* START *
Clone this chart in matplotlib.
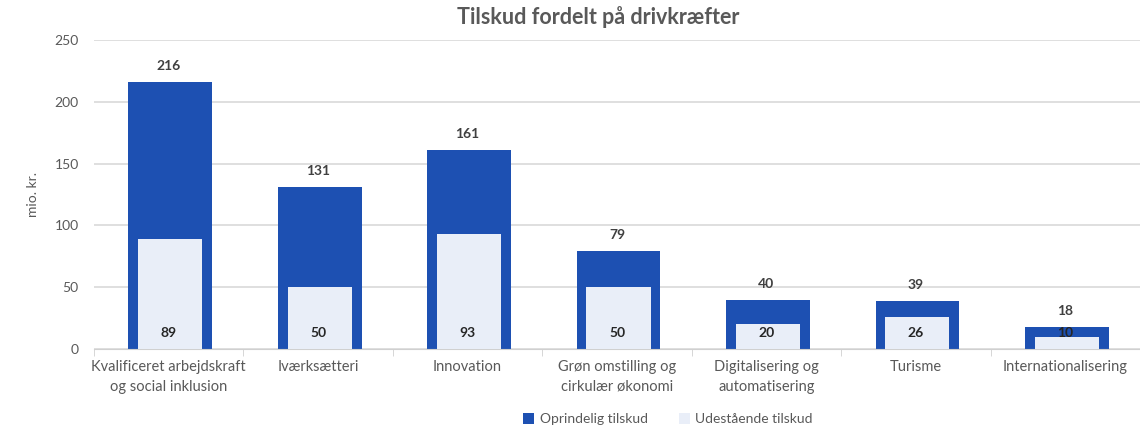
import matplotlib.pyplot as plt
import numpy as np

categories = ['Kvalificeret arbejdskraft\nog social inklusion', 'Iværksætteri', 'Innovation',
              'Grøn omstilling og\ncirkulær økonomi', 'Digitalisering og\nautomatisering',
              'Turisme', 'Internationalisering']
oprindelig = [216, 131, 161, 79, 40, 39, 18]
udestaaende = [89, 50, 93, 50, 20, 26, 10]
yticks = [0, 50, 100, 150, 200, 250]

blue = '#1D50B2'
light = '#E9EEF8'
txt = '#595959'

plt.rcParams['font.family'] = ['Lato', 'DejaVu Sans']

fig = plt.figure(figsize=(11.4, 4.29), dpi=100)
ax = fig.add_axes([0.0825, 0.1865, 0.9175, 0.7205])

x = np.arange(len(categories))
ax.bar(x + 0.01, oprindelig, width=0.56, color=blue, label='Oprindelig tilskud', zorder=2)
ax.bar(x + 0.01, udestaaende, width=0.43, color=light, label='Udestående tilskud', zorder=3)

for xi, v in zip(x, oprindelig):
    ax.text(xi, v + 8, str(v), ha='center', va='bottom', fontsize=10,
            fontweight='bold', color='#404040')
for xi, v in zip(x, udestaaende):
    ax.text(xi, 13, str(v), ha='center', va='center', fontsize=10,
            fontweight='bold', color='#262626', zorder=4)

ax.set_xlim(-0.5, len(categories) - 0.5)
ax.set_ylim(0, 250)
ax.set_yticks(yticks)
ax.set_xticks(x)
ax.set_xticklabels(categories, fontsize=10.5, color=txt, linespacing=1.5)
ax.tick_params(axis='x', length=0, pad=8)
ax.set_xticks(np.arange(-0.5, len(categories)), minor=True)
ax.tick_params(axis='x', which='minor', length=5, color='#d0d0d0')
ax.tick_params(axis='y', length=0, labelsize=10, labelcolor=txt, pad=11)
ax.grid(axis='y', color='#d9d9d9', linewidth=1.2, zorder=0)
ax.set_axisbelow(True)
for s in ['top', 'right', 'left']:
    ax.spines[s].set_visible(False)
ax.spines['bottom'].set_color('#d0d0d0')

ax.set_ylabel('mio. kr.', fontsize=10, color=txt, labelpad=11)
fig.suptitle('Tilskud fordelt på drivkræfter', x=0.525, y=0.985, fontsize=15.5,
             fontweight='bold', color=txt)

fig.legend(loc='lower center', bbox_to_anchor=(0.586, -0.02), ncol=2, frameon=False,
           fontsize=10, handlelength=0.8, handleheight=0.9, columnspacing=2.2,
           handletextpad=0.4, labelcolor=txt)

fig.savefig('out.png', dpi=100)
* END *
Reproduce the material above from its first line through the line containing "import numpy as np", both ends included, and skip every picture.

• **Full output**
Clone this chart in matplotlib.
import matplotlib.pyplot as plt
import numpy as np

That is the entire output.